- The paper demonstrates that feature extraction using paired tokens with DBN achieves an accuracy of 85% in detecting traffic accidents.
- The paper compares deep learning approaches (DBN and LSTM) with traditional classifiers to effectively manage high-dimensional, noisy social media data.
- The paper validates tweet-derived detections against official accident logs, highlighting potential for near real-time incident response.
A Deep Learning Approach for Detecting Traffic Accidents from Social Media Data
Overview
This paper explores the application of deep learning techniques for detecting traffic accidents through social media data, specifically focusing on tweets. The paper applies advanced deep learning frameworks—Deep Belief Networks (DBN) and Long Short-Term Memory (LSTM) networks—to analyze and classify over three million tweets over a year from two major metropolitan areas, Northern Virginia and New York City.
Methodology
The authors introduce a sophisticated methodology centered on feature selection and classification. An essential aspect of their approach involves feature extraction, concentrating on both individual tokens and paired tokens from tweet text to improve classification accuracy. The paper leverages the Apriori algorithm to establish associations within the token pairs, which underpin their deep learning models.

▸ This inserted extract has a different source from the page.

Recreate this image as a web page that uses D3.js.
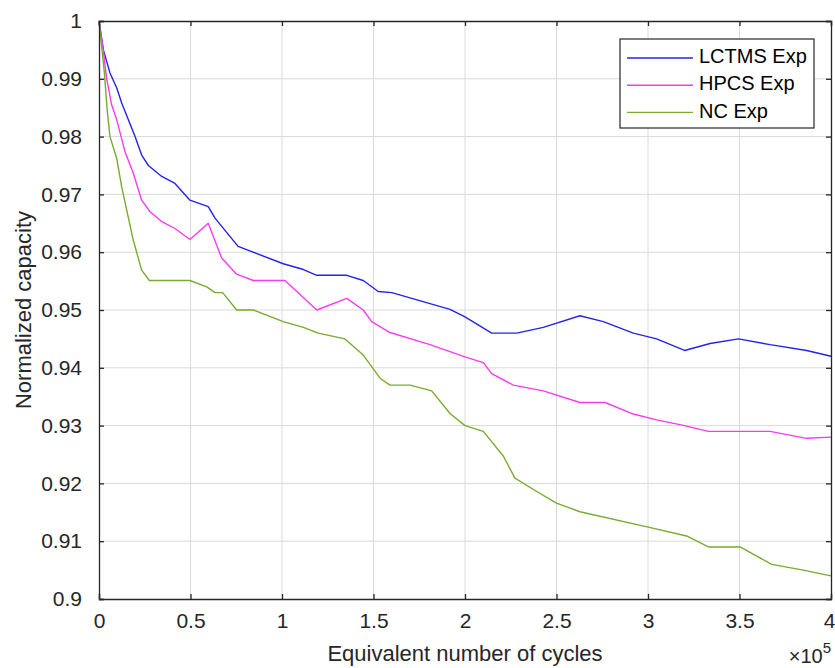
<!DOCTYPE html>
<html>
<head>
<meta charset="utf-8">
<script src="https://cdn.jsdelivr.net/npm/d3@7"></script>
<style>
  body { margin: 0; background: #fff; }
  svg { display: block; font-family: "Liberation Sans", Arial, sans-serif; }
</style>
</head>
<body>
<div id="chart"></div>
<script>
// cycles in units of 1e5, capacity normalized
const lctms = [
  [0, 1.0], [0.024, 0.995], [0.06, 0.991], [0.097, 0.9884], [0.124, 0.9858],
  [0.197, 0.980], [0.233, 0.9768], [0.27, 0.975], [0.343, 0.9731], [0.415, 0.9719],
  [0.497, 0.969], [0.597, 0.9679], [0.634, 0.9659], [0.76, 0.961], [1.007, 0.958],
  [1.117, 0.957], [1.19, 0.956], [1.354, 0.956], [1.444, 0.9551], [1.526, 0.9532],
  [1.6, 0.953], [1.918, 0.9501], [2.0, 0.9488], [2.146, 0.946], [2.283, 0.946],
  [2.428, 0.947], [2.628, 0.949], [2.756, 0.948], [2.92, 0.946], [3.047, 0.945],
  [3.2, 0.943], [3.339, 0.9442], [3.494, 0.945], [3.667, 0.944], [3.867, 0.943],
  [4.0, 0.942]
];
const hpcs = [
  [0, 1.0], [0.024, 0.9947], [0.042, 0.990], [0.069, 0.9855], [0.097, 0.9829],
  [0.142, 0.9774], [0.187, 0.9737], [0.233, 0.969], [0.279, 0.967], [0.343, 0.9653],
  [0.415, 0.9641], [0.497, 0.9622], [0.597, 0.965], [0.67, 0.959], [0.752, 0.9562],
  [0.843, 0.9551], [1.016, 0.9551], [1.19, 0.950], [1.354, 0.952], [1.444, 0.950],
  [1.49, 0.948], [1.59, 0.9461], [1.809, 0.944], [2.0, 0.9419], [2.1, 0.9409],
  [2.146, 0.939], [2.264, 0.937], [2.428, 0.936], [2.628, 0.934], [2.765, 0.934],
  [2.92, 0.932], [3.047, 0.931], [3.2, 0.930], [3.33, 0.929], [3.667, 0.929],
  [3.867, 0.9278], [4.0, 0.928]
];
const nc = [
  [0, 1.0], [0.029, 0.9912], [0.045, 0.9845], [0.06, 0.980], [0.097, 0.9762],
  [0.124, 0.9713], [0.187, 0.9621], [0.233, 0.9569], [0.275, 0.9551], [0.497, 0.9551],
  [0.589, 0.954], [0.634, 0.953], [0.676, 0.953], [0.752, 0.950], [0.843, 0.950],
  [1.007, 0.948], [1.117, 0.947], [1.198, 0.946], [1.344, 0.945], [1.444, 0.9422],
  [1.536, 0.9382], [1.59, 0.937], [1.7, 0.937], [1.818, 0.936], [1.918, 0.9321],
  [2.0, 0.930], [2.1, 0.929], [2.21, 0.9247], [2.273, 0.9209], [2.392, 0.9186],
  [2.5, 0.9166], [2.628, 0.9151], [3.007, 0.9124], [3.211, 0.9109], [3.33, 0.909],
  [3.503, 0.909], [3.676, 0.906], [3.849, 0.905], [4.0, 0.904]
];

const seriesNames = ["LCTMS Exp", "HPCS Exp", "NC Exp"];
const seriesColors = ["#2424e6", "#f53cf0", "#77ac30"];
const xTicks = [0, 0.5, 1, 1.5, 2, 2.5, 3, 3.5, 4];
const yTicks = [0.9, 0.91, 0.92, 0.93, 0.94, 0.95, 0.96, 0.97, 0.98, 0.99, 1];

let width = 835,
    height = 668,
    margin = ({ top: 21, right: 4, bottom: 69, left: 99 });

const svg = d3.select("#chart")
  .append("svg")
  .attr("width", width)
  .attr("height", height);

let x = d3.scaleLinear()
  .domain([0, 4])
  .range([margin.left, width - margin.right]);

let y = d3.scaleLinear()
  .domain([0.9, 1])
  .range([height - margin.bottom, margin.top]);

// grid
svg.append("g")
  .selectAll("line")
  .data(xTicks.slice(1, -1))
  .join("line")
  .attr("x1", d => x(d)).attr("x2", d => x(d))
  .attr("y1", margin.top).attr("y2", height - margin.bottom)
  .attr("stroke", "#dadada").attr("stroke-width", 1);

svg.append("g")
  .selectAll("line")
  .data(yTicks.slice(1, -1))
  .join("line")
  .attr("x1", margin.left).attr("x2", width - margin.right)
  .attr("y1", d => y(d)).attr("y2", d => y(d))
  .attr("stroke", "#dadada").attr("stroke-width", 1);

// lines
let line = d3.line()
  .x(d => x(d[0]))
  .y(d => y(d[1]));

[lctms, hpcs, nc].forEach((s, i) => {
  svg.append("path")
    .datum(s)
    .attr("fill", "none")
    .attr("stroke", seriesColors[i])
    .attr("stroke-width", 1.4)
    .attr("stroke-linejoin", "round")
    .attr("d", line);
});

// axes (matlab box style, ticks inward)
const tickLen = 5;
const fmt = d => d3.format("~g")(+d.toFixed(2));

let xb = svg.append("g")
  .attr("transform", `translate(0,${height - margin.bottom})`)
  .call(d3.axisBottom(x).tickValues(xTicks).tickSize(-tickLen).tickPadding(14).tickFormat(fmt));
let xt = svg.append("g")
  .attr("transform", `translate(0,${margin.top})`)
  .call(d3.axisTop(x).tickValues(xTicks).tickSize(-tickLen).tickFormat(""));
let yl = svg.append("g")
  .attr("transform", `translate(${margin.left},0)`)
  .call(d3.axisLeft(y).tickValues(yTicks).tickSize(-tickLen).tickPadding(17).tickFormat(fmt));
let yr = svg.append("g")
  .attr("transform", `translate(${width - margin.right},0)`)
  .call(d3.axisRight(y).tickValues(yTicks).tickSize(-tickLen).tickFormat(""));

[xb, xt, yl, yr].forEach(g => {
  g.select(".domain").attr("stroke", "#262626").attr("stroke-width", 1.3);
  g.selectAll(".tick line").attr("stroke", "#262626").attr("stroke-width", 1.3);
  g.selectAll(".tick text")
    .attr("fill", "#262626")
    .style("font-size", "21px")
    .style("font-family", "'Liberation Sans', Arial, sans-serif");
});
xb.selectAll(".tick text").attr("dy", "0.71em");
// last x label sits on the right edge, keep it inside the page
xb.selectAll(".tick text").filter(d => d === 4).attr("text-anchor", "end").attr("dx", 4);

// axis labels
svg.append("text")
  .text("Equivalent number of cycles")
  .attr("x", (margin.left + width - margin.right) / 2)
  .attr("y", 661)
  .attr("text-anchor", "middle")
  .attr("fill", "#262626")
  .style("font-size", "22px");

svg.append("text")
  .text("Normalized capacity")
  .attr("transform", `translate(25,${(margin.top + height - margin.bottom) / 2}) rotate(-90)`)
  .attr("text-anchor", "middle")
  .attr("dominant-baseline", "middle")
  .attr("fill", "#262626")
  .style("font-size", "22px");

let expo = svg.append("text")
  .attr("x", 831)
  .attr("y", 663)
  .attr("text-anchor", "end")
  .attr("fill", "#262626")
  .style("font-size", "20px");
expo.append("tspan").text("\u00d710");
expo.append("tspan").text("5").attr("dy", -10).style("font-size", "15px");

// legend
let lg = svg.append("g");
lg.append("rect")
  .attr("x", 620).attr("y", 39)
  .attr("width", 194).attr("height", 89)
  .attr("fill", "#fff")
  .attr("stroke", "#262626")
  .attr("stroke-width", 1.2);

seriesNames.forEach((name, i) => {
  let ry = 58 + i * 27.2;
  lg.append("line")
    .attr("x1", 627).attr("x2", 693)
    .attr("y1", ry).attr("y2", ry)
    .attr("stroke", seriesColors[i])
    .attr("stroke-width", 1.4);
  lg.append("text")
    .text(name)
    .attr("x", 699)
    .attr("y", ry)
    .attr("dominant-baseline", "middle")
    .attr("fill", "#000")
    .style("font-size", "20px");
});
</script>
</body>
</html>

Two primary deep learning models, DBN and LSTM, are trained and compared against traditional classification methods like Support Vector Machines (SVMs), Artificial Neural Networks (ANN), and supervised Latent Dirichlet Allocation (sLDA). A dataset comprising accident-related and non-accident-related tweets is constructed, supporting evaluations using multiple accuracy and precision metrics.
Results and Findings
The results indicate that feature selection using paired tokens notably enhances detection accuracy. The DBN model outperforms the other models with an accuracy rate of 85%. It surpasses ANN and SVM by better handling the complexities and nuances of social media data, which often present as short, noisy, unstructured texts. The deep learning models particularly excel due to their ability to process high-dimensional data efficiently.

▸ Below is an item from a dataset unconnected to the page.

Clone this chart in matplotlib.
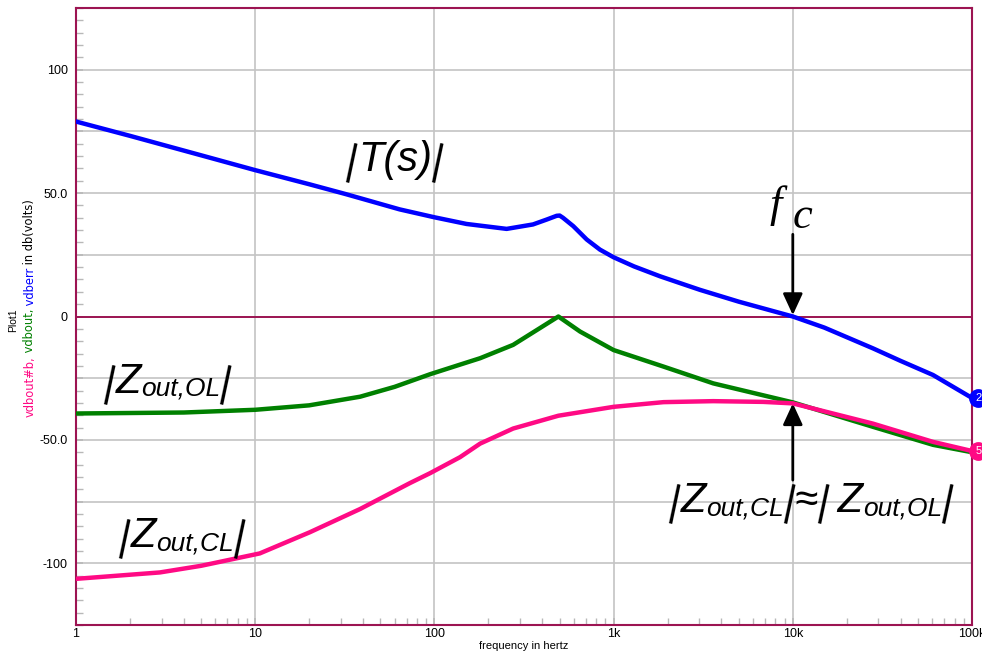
'''loop gain and output impedance, open vs closed loop'''
import numpy as np
import matplotlib
matplotlib.use('Agg')
import matplotlib.pyplot as plt
from matplotlib.ticker import MultipleLocator, FixedLocator, NullFormatter
import matplotlib.transforms as mtransforms

plt.rcParams['font.family'] = ['Liberation Sans', 'DejaVu Sans']
plt.rcParams['axes.unicode_minus'] = False

#%% data
# |T(s)|, vdberr
fT = [1, 2, 5, 10, 20, 32, 64, 100, 151, 253, 355, 424, 481, 500, 522, 596, 708, 839,
      1000, 1300, 1815, 2400, 3034, 5000, 10000, 15000, 28000, 40000, 60600, 100000]
dbT = [79, 73.2, 65.3, 59.3, 53.6, 49.6, 43.4, 40.2, 37.5, 35.5, 37.3, 39.3, 40.8, 40.9,
       40.0, 36.6, 31.2, 27.1, 24, 20.3, 16.3, 13.3, 10.8, 6, 0, -4.5, -12.9, -18, -23.7,
       -33]

# |Zout,OL|, vdbout
fOL = [1, 4, 10, 20, 38.5, 60, 94.5, 139, 180, 275, 388, 492, 650, 1000, 1900,
       3600, 10000, 28000, 60600, 100000]
dbOL = [-39.3, -38.9, -37.8, -36, -32.5, -28.5, -23.4, -19.5, -16.9, -11.5, -4.7, 0,
        -6.1, -13.6, -20.3, -27.1, -34.8, -44.7, -52, -55]

# |Zout,CL|, vdbout#b
fCL = [1, 2.94, 5, 10.6, 20.2, 38.5, 73, 94.5, 139, 180, 275, 492, 1000, 1900,
       3600, 6850, 10000, 28000, 60600, 100000]
dbCL = [-106.3, -103.7, -101, -96, -87.4, -78, -67.5, -63.5, -57, -51.5, -45.4, -40.2,
        -36.6, -34.7, -34.3, -34.6, -35.2, -43.4, -50.8, -54.5]

yTicks = [-100, -75, -50, -25, 0, 25, 50, 75, 100]
yTickLabels = ['-100', '', '-50.0', '', '0', '', '50.0', '', '100']
xTicks = [1, 10, 100, 1e3, 1e4, 1e5]
xTickLabels = ['1', '10', '100', '1k', '10k', '100k']

cBlue = '#0000ff'
cGreen = '#008000'
cPink = '#ff0a84'
cFrame = '#9c1452'
cGrid = '#c4c4c4'

#%% figure
W, H = 982, 657
fig = plt.figure(figsize=(W/100, H/100), dpi=100)
ax = fig.add_axes([76/W, 1-625/H, (972-76)/W, (625-8)/H])

ax.set_xscale('log')
ax.set_xlim(1, 1e5)
ax.set_ylim(-125, 125)

ax.xaxis.set_major_locator(FixedLocator(xTicks))
ax.set_xticklabels(xTickLabels)
ax.xaxis.set_minor_locator(FixedLocator([m*10**d for d in range(5) for m in range(2, 10)]))
ax.xaxis.set_minor_formatter(NullFormatter())
ax.set_yticks(yTicks)
ax.set_yticklabels(yTickLabels)
ax.yaxis.set_minor_locator(MultipleLocator(5))

ax.tick_params(which='both', direction='in', color='#b8b8b8', labelsize=9)
ax.tick_params(which='major', length=5, width=1.2)
ax.tick_params(which='minor', length=5, width=1)
ax.tick_params(axis='y', pad=6)
ax.tick_params(axis='x', pad=2)
ax.grid(True, which='major', color=cGrid, lw=1.2)
ax.set_axisbelow(True)
for s in ax.spines.values():
    s.set_color(cFrame)
    s.set_linewidth(1.5)
ax.axhline(0, color=cFrame, lw=1.4, zorder=2)

ax.plot(fT, dbT, color=cBlue, lw=3.2, solid_joinstyle='round', zorder=3)
ax.plot(fOL, dbOL, color=cGreen, lw=3.2, solid_joinstyle='round', zorder=3)
ax.plot(fCL, dbCL, color=cPink, lw=3.2, solid_joinstyle='round', zorder=4)

ax.set_xlabel('frequency in hertz', fontsize=8, labelpad=1)

# trace markers on the right edge
tr = mtransforms.blended_transform_factory(ax.transAxes, ax.transData)
for yv, col, num in [(dbT[-1], cBlue, '2'), (dbCL[-1], cPink, '5')]:
    ax.plot([1 + 6/896], [yv], marker='o', ms=12.5, color=col, transform=tr,
            clip_on=False, zorder=6)
    ax.text(1 + 7/896, yv, num, color='white', fontsize=8, ha='center', va='center',
            transform=tr, clip_on=False, zorder=7)

# annotations: base text + small subscripts, chained left to right
rend = fig.canvas.get_renderer()
pix = mtransforms.IdentityTransform()


def label(f, db, parts):
    x, y = ax.transData.transform((f, db))
    for p in parts:
        if p[0] == 'bar':
            # tilted bar (slanted like the original), fixed shift and advance in px
            _, pre, adv = p
            fig.text(x + pre, y - 2, '|', fontsize=30, ha='left', va='baseline',
                     rotation=-12, rotation_mode='anchor', transform=pix, zorder=8)
            x += adv
        else:
            txt, size, dy = p
            t = fig.text(x, y + dy, txt, fontsize=size, style='italic', ha='left',
                         va='baseline', transform=pix, zorder=8)
            x = t.get_window_extent(rend).x1


lead = ('bar', -2, 13)
trail = ('bar', -3, 10)
label(31.7, 58.9, [lead, ('T(s)', 30, 0), trail])
label(1.415, -30.9, [lead, ('Z', 30, 0), ('out,OL', 19, -3), trail])
label(1.716, -93.5, [lead, ('Z', 30, 0), ('out,CL', 19, -3), trail])
label(2013, -79.3, [lead, ('Z', 30, 0), ('out,CL', 19, -3), trail,
                    ('\u2248', 30, 0), ('bar', -2, 9), (' Z', 30, 0),
                    ('out,OL', 19, -3), trail])

ax.text(7400, 45, 'f', fontsize=32, family='Liberation Serif', style='italic',
        ha='left', va='center')
ax.text(10000, 40.5, 'c', fontsize=32, family='Liberation Serif', style='italic',
        ha='left', va='center')

arr = dict(arrowstyle='-|>,head_length=0.65,head_width=0.3', color='black', lw=2,
           mutation_scale=20, shrinkA=0, shrinkB=0)
ax.annotate('', xy=(1e4, 0.6), xytext=(1e4, 33.3), arrowprops=arr)
ax.annotate('', xy=(1e4, -35.2), xytext=(1e4, -66.3), arrowprops=arr)

# y axis labels
fig.text(13/W, 1-320/H, 'Plot1', rotation=90, ha='center', va='center', fontsize=7.5)
yPos = H-417
for txt, col in [('vdbout#b,', cPink), (' vdbout,', cGreen), (' vdberr', cBlue),
                 (' in db(volts)', 'black')]:
    t = fig.text(30/W, yPos/H, txt, rotation=90, ha='center', va='bottom', fontsize=8.3,
                 color=col, family='DejaVu Sans')
    yPos = t.get_window_extent(rend).y1

fig.savefig('out.png', dpi=100)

The validation aligns the tweet-derived data with real-world traffic logs and loop-detector data, showing that approximately 66% of the accident-related tweets could be substantiated by official accident logs. Moreover, over 80% of the tweets corresponded with unusual traffic patterns, suggesting the potential to detect previously undocumented incidents.
Implications and Future Directions
This research highlights significant implications for integrating social media analysis into traffic management systems. The ability to detect traffic incidents in near real-time can enhance emergency response capabilities and optimize traffic flow during unreported accidents. Despite its robustness, the paper suggests that social media data should complement rather than replace traditional traffic monitoring methods due to the inherent limitations and noise within the data.
Future advancements could focus on expanding data source integration to involve various social media platforms and exploring the interactions of non-geotagged tweet data. Moreover, there is potential for developing more generalized models that transfer effectively across different geographic locations, enhancing the utility and versatility of their traffic incident detection system. Utilizing larger datasets and exploring additional deep learning architectures could further refine the model's accuracy and broaden its applications beyond traffic incidents to cover a wide array of transport-related phenomena.